Interessanter Gedanke. Aus meiner Sicht tut der ADFC gut daran, sich seine fachliche Tiefe zu erhalten. Mich beeindrucken unsere Aktiven, die ein wahnsinnig umfangreiches Fachwissen mitbringen und das vor Ort politisch einbringen. Damit bringen sie den Ausbau der Radinfrastruktur in den Kommunen voran. Diese Sachlichkeit und Expertise sind unser Markenzeichen und mir wichtig.

Also lieber auf der Fahrraddemo mitfahren, als sie selbst zu organisieren?
Nein, die großen Sternfahrten organisieren wir schon gerne selbst, in diesem Sommer beispielsweise in München, Berlin, Düsseldorf, Dresden, Hamburg, Köln und Frankfurt.

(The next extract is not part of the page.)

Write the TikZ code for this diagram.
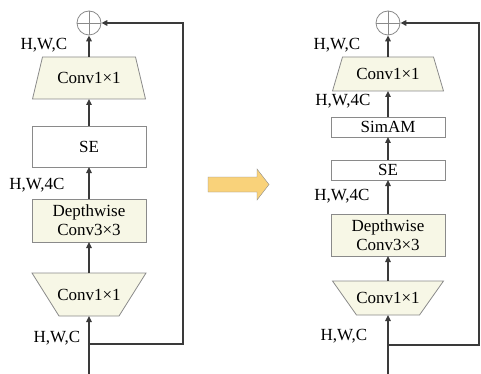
\documentclass[tikz,border=0pt]{standalone}
\usepackage{fontspec}
\setmainfont{Liberation Serif}
\usepackage{xcolor}
\usetikzlibrary{positioning,arrows.meta,shapes.geometric,calc,backgrounds}
\definecolor{boxfill}{HTML}{F7F7E6}
\definecolor{boxline}{HTML}{8A8A8A}
\definecolor{wire}{HTML}{3A3A3A}
\definecolor{bigarrow}{HTML}{F9D27A}
\tikzset{
  blk/.style   ={rectangle, draw=boxline, thick, fill=white, align=center,
                 inner sep=0pt, outer sep=0pt, minimum width=114pt},
  yblk/.style  ={blk, fill=boxfill},
  tbox/.style  ={rectangle, inner sep=0pt, outer sep=0pt},
  trapln/.style={draw=boxline, thick, fill=boxfill},
  addc/.style  ={circle, draw=boxline, thick, minimum size=24pt, inner sep=0pt},
  dim/.style   ={inner sep=0pt},
  arr/.style   ={-{Triangle[length=6pt,width=5.5pt]}, line width=1.4pt, draw=wire},
}
\begin{document}
\begin{tikzpicture}[x=1pt, y=-1pt, font=\fontsize{17}{19}\selectfont]
  \useasboundingbox (0,0) rectangle (481,374);

  % left block
  \node[addc] (addL) at (89,23) {};
  \draw[boxline, thick] (addL.north) -- (addL.south) (addL.west) -- (addL.east);
  \node[tbox, minimum width=113pt, minimum height=42pt] (c2L) at (89,78) {Conv1×1};
  \node[blk, minimum height=41pt] (seL) at (89,146.5) {SE};
  \node[yblk, minimum height=43pt] (dwL) at (89,220.5) {Depthwise\\Conv3×3};
  \node[tbox, minimum width=114pt, minimum height=43pt] (c1L) at (89,294.5) {Conv1×1};
  \begin{scope}[on background layer]
    \path[trapln] ($(c2L.north west)+(10,0)$) -- ($(c2L.north east)+(-10,0)$)
         -- (c2L.south east) -- (c2L.south west) -- cycle;
    \path[trapln] (c1L.north west) -- (c1L.north east)
         -- ($(c1L.south east)+(-27,0)$) -- ($(c1L.south west)+(27,0)$) -- cycle;
  \end{scope}

  \coordinate (inL) at (89,374);
  \coordinate (brL) at (89,344);
  \coordinate (cornL) at (183,23);
  \draw[arr] (inL) -- (c1L.south);
  \draw[arr] (c1L.north) -- (dwL.south);
  \draw[arr] (dwL.north) -- (seL.south);
  \draw[arr] (seL.north) -- (c2L.south);
  \draw[arr] (c2L.north) -- (addL.south);
  \draw[arr] (brL) -| (cornL) -- (addL.east);

  \node[dim] (dL1) at (44,45) {H,W,C};
  \node[dim] (dL2) at (37,185) {H,W,4C};
  \node[dim] (dL3) at (57,338) {H,W,C};

  % transition arrow
  \filldraw[fill=bigarrow, draw=boxline] (208,177) -- (257,177) -- (257,169)
       -- (269,184.5) -- (257,200) -- (257,192) -- (208,192) -- cycle;

  % right block
  \node[addc] (addR) at (388,23) {};
  \draw[boxline, thick] (addR.north) -- (addR.south) (addR.west) -- (addR.east);
  \node[tbox, minimum width=111pt, minimum height=34pt] (c2R) at (388,74) {Conv1×1};
  \node[blk, minimum height=20pt] (simR) at (388,127) {SimAM};
  \node[blk, minimum height=20pt] (seR) at (388,170) {SE};
  \node[yblk, minimum height=42pt] (dwR) at (388,235) {Depthwise\\Conv3×3};
  \node[tbox, minimum width=111pt, minimum height=34pt] (c1R) at (388,298) {Conv1×1};
  \begin{scope}[on background layer]
    \path[trapln] ($(c2R.north west)+(10,0)$) -- ($(c2R.north east)+(-10,0)$)
         -- (c2R.south east) -- (c2R.south west) -- cycle;
    \path[trapln] (c1R.north west) -- (c1R.north east)
         -- ($(c1R.south east)+(-24,0)$) -- ($(c1R.south west)+(24,0)$) -- cycle;
  \end{scope}

  \coordinate (inR) at (388,374);
  \coordinate (brR) at (388,345);
  \coordinate (cornR) at (479,23);
  \draw[arr] (inR) -- (c1R.south);
  \draw[arr] (c1R.north) -- (dwR.south);
  \draw[arr] (dwR.north) -- (seR.south);
  \draw[arr] (seR.north) -- (simR.south);
  \draw[arr] (simR.north) -- (c2R.south);
  \draw[arr] (c2R.north) -- (addR.south);
  \draw[arr] (brR) -| (cornR) -- (addR.east);

  \node[dim] (dR1) at (337,45) {H,W,C};
  \node[dim] (dR2) at (343,101) {H,W,4C};
  \node[dim] (dR3) at (342,196) {H,W,4C};
  \node[dim] (dR4) at (344,336) {H,W,C};
\end{tikzpicture}
\end{document}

Seit ein paar Jahren hat der ADFC eine weibliche Doppelspitze.Warum?
Wichtig sind vor allem unsere Gremien. Sie werden gendergerecht besetzt, weil wir wollen, dass möglichst alle Perspektiven gehört und auch eingebracht werden. Nur wenn das der Fall ist, wird sicheres Radfahren für alle möglich. Wir stärken den Radverkehr, indem wir viele unterschiedliche Menschen aufs Fahrrad bringen. In den Bereichen Gender und der Altersstruktur sind wir bereits relativ gut. Aber wir müssen noch diverser werden und auch Aspekte wie „Herkunft“ stärker beachten. Wenn wir Menschen jeden Alters und unterschiedlicher Herkunft aufs Fahrrad bringen wollen, brauchen wir unter anderem ausreichend Fahrradkurse für Migrantinnen und eine Infrastruktur, auf der alle, langsame und schnelle Radfahrende, sicher gemeinsam unterwegs sind. Wir haben auf diesem Gebiet tatsächlich noch einiges zu tun.

Viele Städte haben in den vergangenen Jahren den Ausbau des Radverkehrs massiv vorangetrieben, um ihre Klimaziele zu erreichen. Berlin war lange Vorreiter, seit dem Regierungswechsel im Sommer 2023 hat die CDU-Regierung den Ausbau des Radverkehrs jedoch massiv gebremst. Kann der Umbau des Verkehrs zu mehr nachhaltiger Mobilität noch
gestoppt werden?

Ich glaube nicht – die Argumente sind einfach zu bestechend. Das wäre auch überaus kontraproduktiv im Umgang mit all den Ressourcen, die investiert wurden in Wissen, Geld und auch dem Potenzial für den Klimaschutz. Ich bin davon überzeugt, dass die Verkehrswende von der Gesellschaft grundsätzlich gewollt ist. Aber die Umsetzung braucht Zeit und vor allem gute Beispiele in den Kommunen.
Ich war kürzlich in Köln und bin dort am frühen Samstagmorgen mit dem Rad über die Ringe gefahren; das war schon relativ komfortabel. Bislang nicht auf der gesamten Strecke, aber über weite Abschnitte. Auf den Ringen spürt man beim Radfahren, dass die Verkehrswende begonnen hat. Ich bin davon überzeugt, je besser das Radnetz wird, umso mehr wächst auch die Akzeptanz der Menschen für den weiteren Ausbau des Radverkehrs. Wenn sich die Menschen beim Radfahren sicher fühlen, werden sie das Rad häufiger nutzen. Und das ist ein Gewinn für alle.